Это «всё» сводилось к двум словам, коротким, как самый короткий зимний день: где он.
Ничего не имело значения. Всё замерло. Ветер не качал деревья. Облака не бежали по небу. Не шумели вдалеке люди: не переговаривались, не ругались, не суетились. Стрелки часов превратились в чугунные столбы. Странно и страшно.
Шаги где-то внизу. На лестнице. Сердце замерло. Всё выше, выше. Он? Шаги, прямо к двери. Ручка медленно поворачивается, дверь слегка со скрипом приоткрывается… О, жестокое разочарование! Словно прыжок вниз, куда-то в пропасть,
— Вы уже проснулись? Подавать завтрак?
Чего-чего, а аппетита у Алена точно не было. Он знаком пригласил её войти:
— Где он?
— Кто? — Женщина не ожидала этого вопроса.

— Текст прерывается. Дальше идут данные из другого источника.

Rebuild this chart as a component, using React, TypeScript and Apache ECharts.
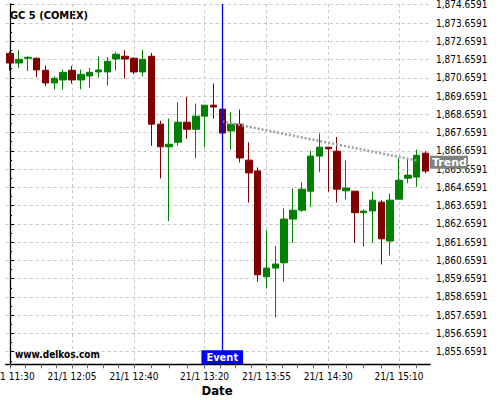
import React, { useEffect, useRef } from "react";
import * as echarts from "echarts";

const times = [
  "11:30","11:35","11:40","11:45","11:50","11:55","12:00","12:05","12:10","12:15","12:20","12:25",
  "12:30","12:35","12:40","12:45","12:50","12:55","13:00","13:05","13:10","13:15","13:20","13:25",
  "13:30","13:35","13:40","13:45","13:50","13:55","14:00","14:05","14:10","14:15","14:20","14:25",
  "14:30","14:35","14:40","14:45","14:50","14:55","15:00","15:05","15:10","15:15","15:20","15:25",
];
const opens = [1871.99,1871.47,1871.73,1871.73,1871.07,1870.38,1870.54,1871.07,1870.54,1870.76,1870.98,1870.98,1871.69,1871.84,1871.73,1870.98,1871.84,1868.12,1866.88,1867.13,1868.23,1867.84,1868.56,1869.16,1868.94,1867.75,1868.12,1866.15,1865.56,1859.76,1860.24,1860.53,1862.92,1863.41,1864.45,1866.37,1866.86,1866.64,1864.47,1864.45,1863.27,1863.37,1863.85,1861.72,1864.01,1865.16,1865.22,1866.53];
const closes = [1871.47,1871.67,1871.78,1871.09,1870.38,1870.63,1870.96,1870.54,1870.85,1870.96,1871.09,1871.56,1871.95,1871.69,1870.98,1871.67,1868.12,1866.88,1867.02,1868.23,1867.84,1868.56,1869.16,1869.06,1867.63,1868.12,1866.27,1865.45,1859.87,1860.24,1860.46,1862.92,1863.41,1864.56,1866.37,1866.86,1866.77,1864.56,1864.62,1863.27,1863.36,1863.96,1861.84,1863.96,1865.05,1865.33,1866.42,1865.55];
const lows = [1871.03,1871.20,1871.03,1870.71,1870.21,1870.02,1870.02,1870.34,1870.02,1870.13,1870.67,1870.23,1871.06,1870.62,1870.85,1870.74,1866.93,1865.15,1862.81,1866.94,1867.32,1866.26,1866.86,1868.42,1867.60,1866.73,1866.02,1863.83,1859.49,1859.13,1857.54,1859.49,1861.62,1863.32,1863.59,1865.49,1864.43,1863.83,1864.00,1861.62,1861.41,1861.62,1860.44,1860.93,1864.01,1864.89,1864.69,1865.42];
const highs = [1872.11,1872.17,1871.84,1871.76,1871.33,1870.74,1871.11,1871.31,1871.11,1871.20,1871.82,1871.80,1872.06,1872.17,1871.78,1872.20,1872.02,1868.31,1868.43,1869.32,1869.61,1869.25,1869.16,1870.34,1868.97,1868.79,1868.92,1867.13,1865.75,1862.32,1861.44,1863.51,1864.60,1864.93,1866.66,1867.61,1866.88,1867.42,1866.13,1864.45,1863.45,1864.44,1863.96,1864.33,1866.26,1866.24,1866.73,1866.64];

const xLabelIdx = [0, 7, 14, 22, 29, 36, 44];
const xLabelText = ["21/1 11:30","21/1 12:05","21/1 12:40","21/1 13:20","21/1 13:55","21/1 14:30","21/1 15:10"];
const xTickIdx = [0,1.75,3.5,5.25,7,8.75,10.5,12.25,14,16,18,20,22,23.75,25.5,27.25,29,30.75,32.5,34.25,36,38,40,42,44,46];
const yTicks = [1855.6591,1856.6591,1857.6591,1858.6591,1859.6591,1860.6591,1861.6591,1862.6591,1863.6591,1864.6591,1865.6591,1866.6591,1867.6591,1868.6591,1869.6591,1870.6591,1871.6591,1872.6591,1873.6591,1874.6591];

const eventIdx = 24;
const trendX = [24, 46];
const trendY = [1868.27, 1866.13];
const trendLabelY = 1866.04;

const Y_MIN = 1854.97;
const Y_MAX = 1874.70;

const FONT = "'DejaVu Sans Condensed', 'DejaVu Sans', sans-serif";
const FONT_WIDE = "'DejaVu Sans', sans-serif";

const fmtY = (v: number) => {
  const s = v.toFixed(4);
  const [i, d] = s.split(".");
  return i.replace(/\B(?=(\d{3})+(?!\d))/g, ",") + "." + d;
};

export default function App() {
  const ref = useRef<HTMLDivElement>(null);
  useEffect(() => {
    if (!ref.current) return;
    const chart = echarts.init(ref.current, null, { renderer: "svg" });
    const candleData = opens.map((o, i) => [o, closes[i], lows[i], highs[i]]);
    const minorY = yTicks.map((v) => v - 0.5);
    const grid = { left: 5.7, right: 70, top: 4, bottom: 35.7, outerBoundsMode: "none", containLabel: false };
    const splitStyle = { color: "#c8c8c8", width: 1, type: [3, 3] as any };
    chart.setOption({
      animation: false,
      grid,
      xAxis: [
        {
          type: "category",
          data: times,
          boundaryGap: true,
          show: false,
        },
        {
          type: "value",
          min: -0.5,
          max: 47.5,
          position: "bottom",
          axisLine: { show: true, lineStyle: { color: "#000", width: 1.3 } },
          axisTick: { show: true, length: 4, lineStyle: { color: "#666" }, customValues: xLabelIdx },
          axisLabel: {
            customValues: xLabelIdx,
            formatter: (v: number) => {
              const k = xLabelIdx.indexOf(Math.round(v));
              return k >= 0 ? xLabelText[k] : "";
            },
            color: "#000",
            fontSize: 10,
            fontFamily: FONT,
            margin: 7,
            hideOverlap: false,
          },
          splitLine: { show: true, lineStyle: splitStyle },
        },
        {
          type: "value",
          min: -0.5,
          max: 47.5,
          position: "bottom",
          axisLine: { show: false },
          axisTick: { show: true, length: 4, lineStyle: { color: "#666" }, customValues: xTickIdx },
          axisLabel: { show: false },
          splitLine: { show: false },
        },
      ],
      yAxis: [
        {
          type: "value",
          position: "right",
          min: Y_MIN,
          max: Y_MAX,
          axisLine: { show: true, lineStyle: { color: "#000", width: 1.3 } },
          axisTick: { show: true, length: 4, lineStyle: { color: "#000" }, customValues: yTicks },
          axisLabel: {
            customValues: yTicks,
            formatter: (v: number) => fmtY(v),
            color: "#000",
            fontSize: 10,
            fontFamily: FONT,
            margin: 6,
          },
          splitLine: { show: true, lineStyle: splitStyle },
        },
        {
          type: "value",
          position: "right",
          min: Y_MIN,
          max: Y_MAX,
          axisLine: { show: false },
          axisTick: { show: true, length: 2, lineStyle: { color: "#000" }, customValues: minorY },
          axisLabel: { show: false },
          splitLine: { show: false },
        },
      ],
      series: [
        {
          type: "candlestick",
          xAxisIndex: 0,
          yAxisIndex: 0,
          data: candleData,
          barWidth: 7,
          itemStyle: {
            color: "#008000",
            color0: "#800000",
            borderColor: "#008000",
            borderColor0: "#800000",
            borderWidth: 1,
          },
          markLine: {
            silent: true,
            symbol: ["none", "none"],
            label: { show: false },
            lineStyle: { color: "#0000ff", width: 1.3, type: "solid" },
            data: [{ xAxis: times[eventIdx] }],
          },
        },
        {
          type: "line",
          xAxisIndex: 1,
          yAxisIndex: 0,
          data: trendX.map((x, i) => [x, trendY[i]]),
          symbol: "none",
          lineStyle: { color: "#9c9c9c", width: 2.5, type: [2, 2] as any },
          z: 3,
        },
        {
          type: "scatter",
          xAxisIndex: 1,
          yAxisIndex: 0,
          data: [[47.5, trendLabelY]],
          symbolSize: 0,
          clip: false,
          z: 10,
          itemStyle: { opacity: 1 },
          label: {
            show: true,
            position: "right",
            distance: 0,
            formatter: "Trend",
            backgroundColor: "#808080",
            color: "#fff",
            fontWeight: "bold",
            fontSize: 11,
            fontFamily: FONT_WIDE,
            padding: [1, 1, 1, 2],
            lineHeight: 11,
          },
        },
        {
          type: "scatter",
          xAxisIndex: 0,
          yAxisIndex: 0,
          data: [[eventIdx, Y_MIN]],
          symbolSize: 0,
          clip: false,
          z: 10,
          itemStyle: { opacity: 1 },
          label: {
            show: true,
            position: "top",
            distance: 0,
            formatter: "Event",
            backgroundColor: "#0000ff",
            color: "#fff",
            fontWeight: "bold",
            fontSize: 11,
            fontFamily: FONT,
            padding: [1, 5, 1, 5],
            lineHeight: 12,
          },
        },
      ],
      graphic: [
        {
          type: "text",
          x: 10,
          y: 15.7,
          style: {
            text: "GC 5 (COMEX)",
            font: "bold 11px " + FONT,
            fill: "#000",
            textVerticalAlign: "middle",
          },
        },
        {
          type: "text",
          x: 15,
          y: 354,
          z: 20,
          style: {
            text: "www.delkos.com",
            font: "bold 10px " + FONT,
            fill: "#000",
            textVerticalAlign: "middle",
          },
        },
        {
          type: "text",
          x: 217,
          y: 390,
          style: {
            text: "Date",
            font: "bold 13px " + FONT,
            fill: "#000",
            textAlign: "center",
            textVerticalAlign: "middle",
          },
        },
      ],
    });
    return () => chart.dispose();
  }, []);
  return (
    <div
      ref={ref}
      style={{ position: "fixed", left: 0, top: 0, width: 500, height: 400, background: "#fff" }}
    />
  );
}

— Селестен, — с нетерпением сказал больной.
Домоправительница пожала плечами:
— Ушёл куда-то и ещё не вернулся.
— Вы не спросили, куда?
— Это было бы неудобно, — заметила мадам Кристи.
— Он ничего не говорил? Когда вернётся? — продолжал допытываться больной.
На это женщина только развела руками. Ален закусил губу:
— Когда придёт, попросите его подняться ко мне.
— Непременно, господин Дьюар, — пообещала она.
Дьюар немного успокоился, ему стало полегче. Не настолько, чтобы снова чувствовать себя счастливым, но настолько, чтобы тупая игла выскочила из сердца и дала дышать спокойно.
— Вы уверены, что не хотите есть? — всё-таки спросила мадам Кристи.
— Ничего не хочу, спасибо. Вы можете идти.
Она ушла. Ален нервно сцепил пальцы почти до хруста.
«Подумаешь, придёт попозже. Ничего страшного», — говорило разумное, логическое внутреннее «я». Другое твердило: «А если он вообще не вернётся?» Дьюар не знал, какое из них слушать. От первого становилось спокойно, от второго тревожно. А что было правильно — мужчина не знал.
Стрелки медленно ползли к двум. Ален лежал и смотрел на часы. Перед глазами всё плыло. Ясным оставался лишь бледный циферблат часов, всё остальное заволакивал туман. Такое часто бывает, если смотреть подолгу в одну точку. Тогда не замечаешь ничего, кроме неё, и она кажется наиболее яркой, а всё остальное меркнет и словно бы отодвигается на второй план, в темноту.
Дьюар отвёл глаза. Веки были очень тяжёлыми, наполненными влагой. Он закрыл лицо руками, тяжело вздохнул.
Скрип раскрываемой двери.
— Я же сказал, что не буду завтракать, — мрачно начал Ален, не отнимая рук от лица.
— Время-то обеденное.
Дьюар вскинул голову, глаза его вспыхнули радостью: Селестен! Юноша был в приподнятом настроении. По лицу, слегка раскрасневшемуся, угадывалось, что он только что с улицы.
— Где вы были, Селестен?
Юноша, по обыкновению, подошёл к окну и распахнул его настежь:
— Это допрос?
Ален слегка смутился:
— Нет, конечно же. Но просто… Вас так долго не было! Я думал, что вы вообще не придёте.
Труавиль тряхнул головой и сел за фортепьяно:
— Ален, вы по-прежнему обо мне так плохо думаете? Если я что-то обещаю, я это делаю.
— Но всё-таки… где вы были?
— В театре. — Юноша пробежался по клавишам, чтобы размять пальцы.
— Давненько я не был в театре, — пробормотал больной.
— Побываете ещё.
— Не утешайте… Лучше скажите, что там идёт?
— Шекспир, — ответил Селестен, — «Гамлет».
— Вы любите театр?
— Очень. Всё это существование не что иное, как игра.